In diesem Spannungsverhältnis wäre es sicherlich verfehlt, wenn Tierschützer von vornherein von der Annahme ausgehen würden, bei den zuständigen Behörden sei keine Hilfe zu erwarten und die Sache nach Art einer Bürgerwehr selbst in die Hand nehmen würden. Bei beharrlichem Untätigbleiben von Dienststellen ist es aber anders. Und genau damit haben wir es zu tun.

Ich spreche jetzt auch als Vorstandsmitglied der Erna-Graff-Stiftung für Tierschutz, der in Berlin-Mitte ein großes Mietshaus gehört. Wir haben dem Bezirk Mitte angeboten, zwei Taubenwagen auf dem Dach unseres Hauses auf unsere Kosten zu errichten. Dort wären unweit des Alexanderplatzes regelmäßig die Eier der brütenden Tauben entfernt worden. Das ist eine in vielen Städten Europas angewandte und bewährte Methode, Taubenpopulationen tierschutzgerecht zu vermindern. Baurechtlich wäre die Errichtung der Taubenhäuser in Ordnung gewesen. Aber obwohl unser erst 1996 errichtetes Gebäude selbst nicht unter Denkmalschutz steht, haben eben diese Denkmalsschützer interveniert, so dass wir bis heute nicht an die Umsetzung der Pläne gehen können. Die Denkmalsschützer sahen ihr ästhetisches Empfinden verletzt, als sie aus ein paar hundert Metern auf unserer Haus schauten und sich vorstellten, dort stünden Taubenhäuser drauf.

Der gleiche Bezirk aber, der wirklich taubenreduzierende Maßnahmen vereitelt, will ein gegen das Tierschutzgesetz verstoßendes Fütterungsverbot durchsetzen.

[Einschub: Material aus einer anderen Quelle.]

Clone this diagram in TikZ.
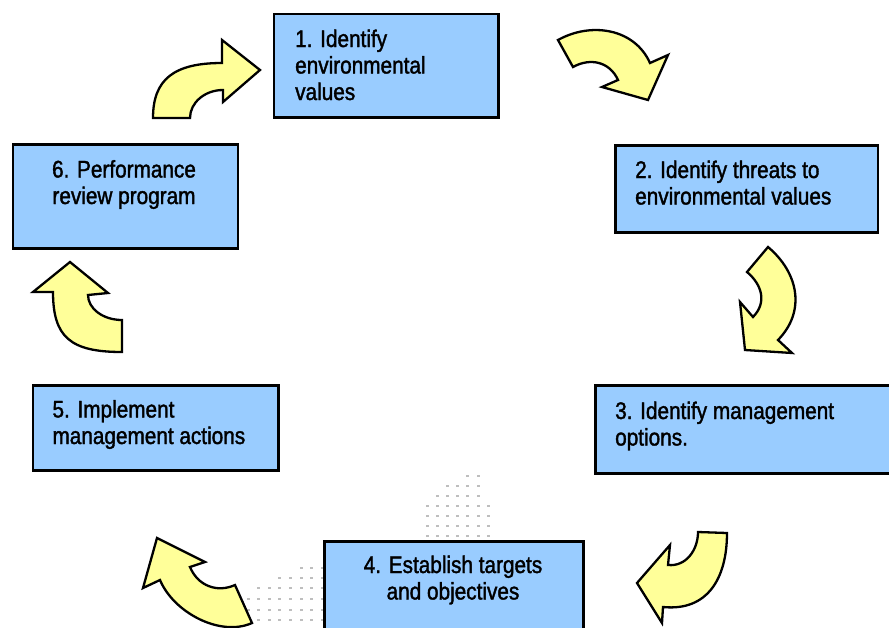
\documentclass[tikz,border=0pt]{standalone}
\usepackage{fontspec}
\setmainfont{Liberation Sans}[FakeStretch=0.865,FakeBold=1.5]
\definecolor{boxblue}{RGB}{153,204,255}
\definecolor{arrowyellow}{RGB}{255,255,153}
\definecolor{dashgray}{RGB}{190,190,190}
\begin{document}
\begin{tikzpicture}[x=1pt,y=-1pt,
  box/.style={draw=black, line width=2.6pt, fill=boxblue, inner sep=0pt, anchor=north west},
  lbl/.style={font=\fontsize{24}{26.5}\selectfont, align=left, inner sep=0pt, anchor=base west},
  clbl/.style={font=\fontsize{24}{26.5}\selectfont, align=center, inner sep=0pt, anchor=base},
  carrow/.style={draw=black, line width=2.3pt, fill=arrowyellow, line join=miter}]
\useasboundingbox (0,0) rectangle (889,627);
\clip (0,0) rectangle (889,627);
% faint dash pattern
\foreach \yy/\a/\b in {476/4/5, 486/2/5, 496/1/5, 506/0/6, 516/0/6, 526/0/6, 536/0/6}
  \foreach \i in {\a,...,\b}
    \fill[dashgray] (427+10.2*\i-1.5,\yy-0.6) rectangle ++(3,1.2);
\foreach \yy/\a/\b in {568/5/7, 578/3/7, 588/1/7, 599/0/7, 610/0/7, 620/0/7}
  \foreach \i in {\a,...,\b}
    \fill[dashgray] (248+10.6*\i-1.5,\yy-0.6) rectangle ++(3,1.2);
% boxes
\node[box, minimum width=224.6pt, minimum height=103.3pt] (b1) at (272.7,12.7) {};
\node[box, minimum width=262.4pt, minimum height=87pt] (b2) at (614.3,144) {};
\node[box, minimum width=311pt, minimum height=88.3pt] (b3) at (594,384) {};
\node[box, minimum width=258.7pt, minimum height=100pt] (b4) at (323.3,540) {};
\node[box, minimum width=245.6pt, minimum height=85pt] (b5) at (31.7,384) {};
\node[box, minimum width=225pt, minimum height=104pt] (b6) at (11.7,143.3) {};
% labels (anchored at the baseline of the last line)
\node[lbl] (t1) at (295,100) {1. Identify\\environmental\\values};
\node[lbl] (t2) at (635,204.5) {2. Identify threats to\\environmental values};
\node[lbl] (t3) at (615,445.5) {3. Identify management\\options.};
\node[clbl] (t4) at (453,599.5) {4. Establish targets\\and objectives};
\node[lbl] (t5) at (52.3,444) {5. Implement\\management actions};
\node[clbl] (t6) at (124,204) {6. Performance\\review program};
% curved block arrows
\draw[carrow] (153,118) .. controls (153,79.5) and (173.7,63) .. (222,63) -- (222,40) -- (260,70) -- (223,102) -- (223,90) .. controls (204.9,90) and (190,102.6) .. (190,118) -- cycle;
\draw[carrow] (558,40) .. controls (591,21.6) and (634.5,28.3) .. (650,63) -- (668,55) -- (648,100) -- (602,87) -- (618,80) .. controls (609.8,61.8) and (590.5,57.3) .. (573,67) -- cycle;
\draw[carrow] (768,247) .. controls (798.7,272.8) and (806,311.4) .. (778,340) -- (792,353) -- (745,350) -- (740,302) -- (753,317) .. controls (767,302.7) and (762.3,284.9) .. (747,272) -- cycle;
\draw[carrow] (727,533) .. controls (727,578) and (707.8,611.5) .. (663,607) -- (662,623) -- (637,583) -- (670,545) -- (668,565) .. controls (686,566.8) and (698,550) .. (698,532) -- cycle;
\draw[carrow] (235,585) .. controls (216.7,593.2) and (197.7,585.5) .. (190,567) -- (205,562) -- (157,538) -- (143,588) -- (160,580) .. controls (173.5,612.3) and (220,637.3) .. (252,623) -- cycle;
\draw[carrow] (122,320) .. controls (103.3,320) and (88,308.75) .. (88,295) -- (108,293) -- (70,262) -- (33,292) -- (53,292) .. controls (53,337) and (70.25,352) .. (122,352) -- cycle;
\end{tikzpicture}
\end{document}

Ich kann nur hoffen, dass der Bürgermeister von Mitte, Herr von Dassel, der den Ruf eines den Tauben wohlgesonnenen Beamten hat, durch das heutige Verfahren mitbekommt, was hier in seiner Behörde abläuft und dass er mit seinen Stadtratskollegen dagegen einschreitet.

Von der hier zuständigen Behörde konnte meine Mandantin also keine Hilfe erwarten. Sie musste und wollte aufgrund ihres Gewissens und ihrer großen Fachkenntnisse zu Tauben etwas zum Schutze der Tiere tun, etwas wozu die eigentlich zuständige Behörde nicht in der Lage war.  Ich plädiere also darauf, dem Einspruch gegen das Bußgeld stattzugeben und zwar aus tatsächlichen, aber auch aus den dargelegten rechtlichen Gründen.